The toggle leads have been fitted with male headers which will plug into female headers soldered to the Singlets, making connection and removal easier.

The control panel for industrial trackage into the Canfor mill at Chetwynd is seen here with the mill in the background. There are four tracks for loading lumber and wood chips at the mill.

The lower deck control panels have been mounted on a 45 degree angle to aid in viewing them from a normal standing height without having to step backward from the fascia. At left is a CVP T5000 wireless throttle, and a holder for uncoupling skewers.
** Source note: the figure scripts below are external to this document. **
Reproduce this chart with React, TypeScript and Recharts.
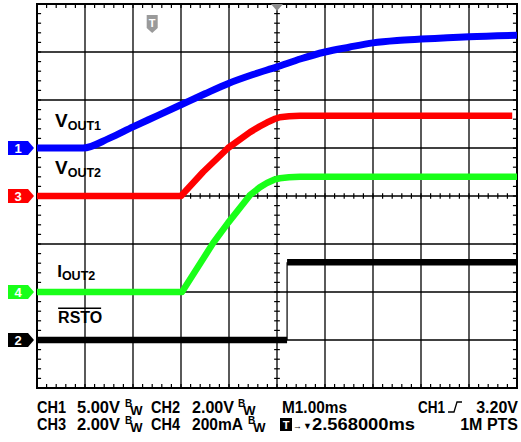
import React from "react";
import { LineChart, Line, XAxis, YAxis, ReferenceLine, ReferenceDot, ReferenceArea } from "recharts";

// ─── Data (screen divisions: 1 ms/div across, 0..8 div up from the bottom) ───
const VOUT1_T = [0, 0.96, 1.5, 2.0, 2.5, 3.0, 3.5, 4.0, 4.5, 5.0, 5.5, 6.0, 6.5, 7.0, 7.5, 8.0, 9.0, 10.0];
const VOUT1_V = [5.0, 5.0, 5.2, 5.44, 5.67, 5.9, 6.13, 6.35, 6.53, 6.69, 6.86, 7.0, 7.1, 7.19, 7.24, 7.27, 7.32, 7.35];

const VOUT2_T = [0, 3.0, 3.46, 3.98, 4.44, 4.64, 4.79, 4.94, 5.06, 5.25, 5.48, 9.9];
const VOUT2_V = [4.0, 4.0, 4.5, 5.0, 5.33, 5.45, 5.53, 5.6, 5.64, 5.66, 5.67, 5.67];

const IOUT2_T = [0, 3.02, 3.67, 3.98, 4.44, 4.64, 4.79, 4.94, 5.06, 5.25, 5.48, 10.0];
const IOUT2_V = [2.0, 2.0, 3.02, 3.44, 4.02, 4.18, 4.27, 4.34, 4.37, 4.39, 4.4, 4.4];

const RSTO_T = [0, 5.21, 5.21, 10.0];
const RSTO_V = [1.0, 1.0, 2.62, 2.62];

// channel ground markers on the left edge
const CH_NAMES = ["1", "3", "4", "2"];
const CH_LEVELS = [5.0, 4.0, 2.0, 1.0];
const CH_COLORS = ["#0000ff", "#ff0000", "#19ff19", "#000000"];

const TRIG_POS = 2.4;

// ─── Helpers ─────────────────────────────────────────────────────────────────
const zip = (t: number[], v: number[]) => t.map((x, i) => ({ t: x, v: v[i] }));

const FONT = "'Liberation Sans', Arial, sans-serif";
const GRID_X = [1, 2, 3, 4, 5, 6, 7, 8, 9];
const GRID_Y = [1, 2, 3, 4, 5, 6, 7];
const MINOR_X: number[] = [];
for (let i = 1; i < 50; i++) MINOR_X.push(i / 5);
const MINOR_Y: number[] = [];
for (let i = 1; i < 40; i++) MINOR_Y.push(i / 5);

const TL = 0.085; // minor tick length in div (~4px)

function chanMarker(name: string, color: string) {
  return (p: any) => {
    const { cx, cy } = p;
    return (
      <g>
        <polygon
          points={`${cx - 29},${cy - 7} ${cx - 9},${cy - 7} ${cx - 3},${cy} ${cx - 9},${cy + 7} ${cx - 29},${cy + 7}`}
          fill={color}
        />
        <text x={cx - 19} y={cy + 5} textAnchor="middle" fill="#fff" fontFamily={FONT} fontWeight={700} fontSize={13}>
          {name}
        </text>
      </g>
    );
  };
}

function traceLabel(main: string, sub: string, size: number, overline = false) {
  return (p: any) => {
    const { cx, cy } = p;
    return (
      <g>
        <text x={cx} y={cy} fontFamily={FONT} fontWeight={700} fontSize={size} fill="#000">
          {main}
          {sub ? <tspan fontSize={12.5} dy={3}>{sub}</tspan> : null}
        </text>
        {overline ? <line x1={cx} x2={cx + 43} y1={cy - 15} y2={cy - 15} stroke="#000" strokeWidth={1.5} /> : null}
      </g>
    );
  };
}

const trigMarker = (p: any) => {
  const { cx, cy } = p;
  return (
    <g>
      <polygon
        points={`${cx - 5.5},${cy + 11} ${cx + 5.5},${cy + 11} ${cx + 5.5},${cy + 24} ${cx},${cy + 29} ${cx - 5.5},${cy + 24}`}
        fill="#9a9a9a"
      />
      <text x={cx} y={cy + 23} textAnchor="middle" fill="#fff" fontFamily={FONT} fontWeight={700} fontSize={11}>T</text>
    </g>
  );
};

const posMarker = (p: any) => {
  const { cx, cy } = p;
  return <polygon points={`${cx - 6},${cy} ${cx + 6},${cy} ${cx},${cy + 7}`} fill="#8c8c8c" />;
};

// ─── Scope screen ────────────────────────────────────────────────────────────
function Screen() {
  const rsto = zip(RSTO_T, RSTO_V);
  const line = { type: "linear" as const, dataKey: "v", dot: false, isAnimationActive: false, strokeLinecap: "butt" as const };
  return (
    <LineChart width={521} height={442} margin={{ top: 4, right: 4, bottom: 54, left: 37 }}>
      <XAxis type="number" dataKey="t" domain={[0, 10]} hide allowDataOverflow />
      <YAxis type="number" domain={[0, 8]} hide allowDataOverflow />

      {GRID_X.map((x) => (
        <ReferenceLine key={"gx" + x} x={x} stroke="#000" strokeWidth={1.3} />
      ))}
      {GRID_Y.map((y) => (
        <ReferenceLine key={"gy" + y} y={y} stroke="#000" strokeWidth={1.3} />
      ))}
      {MINOR_X.map((x) => (
        <React.Fragment key={"mx" + x}>
          <ReferenceLine segment={[{ x, y: 8 }, { x, y: 8 - TL }]} stroke="#000" strokeWidth={1.2} />
          <ReferenceLine segment={[{ x, y: 0 }, { x, y: TL }]} stroke="#000" strokeWidth={1.2} />
          <ReferenceLine segment={[{ x, y: 4 - TL * 0.7 }, { x, y: 4 + TL * 0.7 }]} stroke="#000" strokeWidth={1.2} />
        </React.Fragment>
      ))}
      {MINOR_Y.map((y) => (
        <React.Fragment key={"my" + y}>
          <ReferenceLine segment={[{ x: 0, y }, { x: TL, y }]} stroke="#000" strokeWidth={1.2} />
          <ReferenceLine segment={[{ x: 10, y }, { x: 10 - TL, y }]} stroke="#000" strokeWidth={1.2} />
          <ReferenceLine segment={[{ x: 5 - TL * 0.7, y }, { x: 5 + TL * 0.7, y }]} stroke="#000" strokeWidth={1.2} />
        </React.Fragment>
      ))}
      <ReferenceArea x1={0} x2={10} y1={0} y2={8} fill="none" stroke="#000" strokeWidth={2} />

      <Line {...line} data={zip(VOUT1_T, VOUT1_V)} type="monotone" stroke={CH_COLORS[0]} strokeWidth={7} />
      <Line {...line} data={zip(VOUT2_T, VOUT2_V)} stroke={CH_COLORS[1]} strokeWidth={6.5} strokeLinejoin="round" />
      <Line {...line} data={zip(IOUT2_T, IOUT2_V)} stroke={CH_COLORS[2]} strokeWidth={6.5} strokeLinejoin="round" />
      <Line {...line} data={rsto.slice(0, 2)} stroke="#000" strokeWidth={6.5} />
      <Line {...line} data={rsto.slice(1, 3)} stroke="#000" strokeWidth={1.2} />
      <Line {...line} data={rsto.slice(2, 4)} stroke="#000" strokeWidth={6.5} />

      {CH_NAMES.map((n, i) => (
        <ReferenceDot key={"ch" + n} x={0} y={CH_LEVELS[i]} r={0} shape={chanMarker(n, CH_COLORS[i])} />
      ))}
      <ReferenceDot x={0.375} y={5.44} r={0} shape={traceLabel("V", "OUT1", 19)} />
      <ReferenceDot x={0.375} y={4.46} r={0} shape={traceLabel("V", "OUT2", 19)} />
      <ReferenceDot x={0.42} y={2.31} r={0} shape={traceLabel("I", "OUT2", 17)} />
      <ReferenceDot x={0.44} y={1.35} r={0} shape={traceLabel("RSTO", "", 16, true)} />
      <ReferenceDot x={TRIG_POS} y={8} r={0} shape={trigMarker} />
      <ReferenceDot x={5} y={8} r={0} shape={posMarker} />
    </LineChart>
  );
}

// ─── Readout line under the screen ───────────────────────────────────────────
function Bw({ x, y }: { x: number; y: number }) {
  return (
    <text x={x} y={y - 6}>
      <tspan fontSize={10}>B</tspan>
      <tspan fontSize={13} dy={8} dx={-2}>W</tspan>
    </text>
  );
}

function Readout() {
  const y1 = 413;
  const y2 = 430;
  return (
    <svg width={521} height={442} style={{ position: "absolute", left: 0, top: 0 }}>
      <g fontFamily={FONT} fontWeight={700} fontSize={16} fill="#000">
        <text x={37} y={y1} textLength={29} lengthAdjust="spacingAndGlyphs">CH1</text>
        <text x={77} y={y1} textLength={43} lengthAdjust="spacingAndGlyphs">5.00V</text>
        <Bw x={125} y={y1} />
        <text x={151} y={y1} textLength={29} lengthAdjust="spacingAndGlyphs">CH2</text>
        <text x={192} y={y1} textLength={42} lengthAdjust="spacingAndGlyphs">2.00V</text>
        <Bw x={238} y={y1} />
        <text x={282} y={y1} textLength={65} lengthAdjust="spacingAndGlyphs">M1.00ms</text>
        <text x={418} y={y1} textLength={27} lengthAdjust="spacingAndGlyphs">CH1</text>
        <path d={`M448 ${y1 - 1} H454 L457 ${y1 - 11} H462`} fill="none" stroke="#000" strokeWidth={1.3} />
        <text x={518} y={y1} textAnchor="end">3.20V</text>

        <text x={37} y={y2} textLength={29} lengthAdjust="spacingAndGlyphs">CH3</text>
        <text x={77} y={y2} textLength={43} lengthAdjust="spacingAndGlyphs">2.00V</text>
        <Bw x={125} y={y2} />
        <text x={151} y={y2} textLength={29} lengthAdjust="spacingAndGlyphs">CH4</text>
        <text x={192} y={y2} textLength={51} lengthAdjust="spacingAndGlyphs">200mA</text>
        <Bw x={248} y={y2} />
        <rect x={280} y={y2 - 12} width={12} height={13} fill="#000" />
        <text x={286} y={y2 - 1} textAnchor="middle" fill="#fff" fontSize={11}>T</text>
        <text x={293} y={y2 - 1} fontSize={9}>
          →<tspan dx={1}>▼</tspan>
        </text>
        <text x={312} y={y2} textLength={103} lengthAdjust="spacingAndGlyphs">2.568000ms</text>
        <text x={518} y={y2} textAnchor="end">1M PTS</text>
      </g>
    </svg>
  );
}

export default function App() {
  return (
    <div style={{ position: "absolute", left: 0, top: 0, width: 521, height: 442, background: "#fff" }}>
      <Screen />
      <Readout />
    </div>
  );
}
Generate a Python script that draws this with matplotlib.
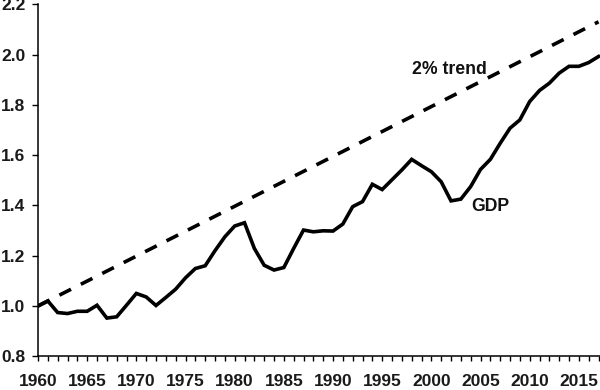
import matplotlib
matplotlib.use("Agg")
import matplotlib.pyplot as plt
from matplotlib.ticker import MultipleLocator, FixedLocator

plt.rcParams['font.family'] = ['Liberation Sans', 'DejaVu Sans']

years = list(range(1960, 2018))
gdp = [1.000, 1.020, 0.974, 0.970, 0.979, 0.979, 1.003, 0.952, 0.957, 1.003,
       1.050, 1.036, 1.002, 1.034, 1.067, 1.112, 1.149, 1.160, 1.220, 1.275,
       1.318, 1.331, 1.229, 1.162, 1.143, 1.153, 1.229, 1.302, 1.295, 1.299,
       1.298, 1.326, 1.395, 1.415, 1.484, 1.463, 1.502, 1.541, 1.583, 1.558,
       1.534, 1.494, 1.418, 1.425, 1.475, 1.543, 1.583, 1.647, 1.707, 1.740,
       1.813, 1.857, 1.886, 1.926, 1.953, 1.953, 1.968, 1.992]

trend_years = [1960, 2017]
trend_values = [1.00, 2.13]

x_tick_labels = ['1960', '1965', '1970', '1975', '1980', '1985', '1990',
                 '1995', '2000', '2005', '2010', '2015']
y_ticks = [0.8, 1.0, 1.2, 1.4, 1.6, 1.8, 2.0, 2.2]

fig = plt.figure(figsize=(6.0, 3.9), dpi=100)
ax = fig.add_axes([38/600, 1 - 356.3/390, 1 - 38/600, (356.3 - 4.2)/390])

ax.plot(trend_years, trend_values, color='black', lw=2.6,
        dashes=(3.6, 3.05), dash_capstyle='butt')
ax.plot(years, gdp, color='black', lw=2.6, solid_joinstyle='miter')

ax.set_xlim(1960, 2017.15)
ax.set_ylim(0.8, 2.2)

ax.xaxis.set_major_locator(FixedLocator([int(s) for s in x_tick_labels]))
ax.set_xticklabels(x_tick_labels)
ax.xaxis.set_minor_locator(MultipleLocator(1))
ax.set_yticks(y_ticks)
ax.set_yticklabels([f"{v:.1f}" for v in y_ticks])

for s in ['top', 'right']:
    ax.spines[s].set_visible(False)
for s in ['left', 'bottom']:
    ax.spines[s].set_linewidth(1.1)

ax.tick_params(axis='x', which='both', direction='out', length=3.6, width=1.0,
               pad=9, labelsize=12.5)
ax.tick_params(axis='y', which='major', direction='out', length=4.1, width=1.0,
               pad=5, labelsize=12.5)
for lab in ax.get_xticklabels() + ax.get_yticklabels():
    lab.set_fontweight('bold')
    lab.set_color('#1a1a1a')

ax.text(2001.8, 1.941, '2% trend', ha='center', va='center',
        fontsize=12.7, fontweight='bold', color='#111111')
ax.text(2006.0, 1.394, 'GDP', ha='center', va='center',
        fontsize=12.7, fontweight='bold', color='#111111')

fig.savefig('out.png', dpi=100)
The control panels for the South Ladder and the BCR Mechanical Shops trackage at Chetwynd are seen here, with a portion of the south ladder trackage and shop trackage in the background.

The panels are printed on black textured lamicoid and mounted on the angled supports with small wood screws. The screw holes on the panels are countersunk for a flush fit with the screw head. The panels remain removable if needed.

The control panel for the BCR Mechanical Shops is seen again here along with the main schematic for Chetwynd Yard.

The yard schematic is a virtual duplicate of the one in the railway's Condensed Profile books and provides the yard operator with location and names of tracks, industries, and direction (north/south, east/west).

Names of tracks are required for writing switchlists as they typically listed cars to be switched by the track they were sitting on.

In this photograph we see the small panel for the industrial spur leading to the Imperial Oil distribution facility, and the control panel for the North Ladder of Chetwynd Yard. The Imperial Oil spur is seen in the background to the left.

Wherever possible, the panels for individual switches have been positioned on the fascia directly in line with the turnout. Panels for a group of switches such as a yard ladder have been centered among the turnouts represented on the control panel.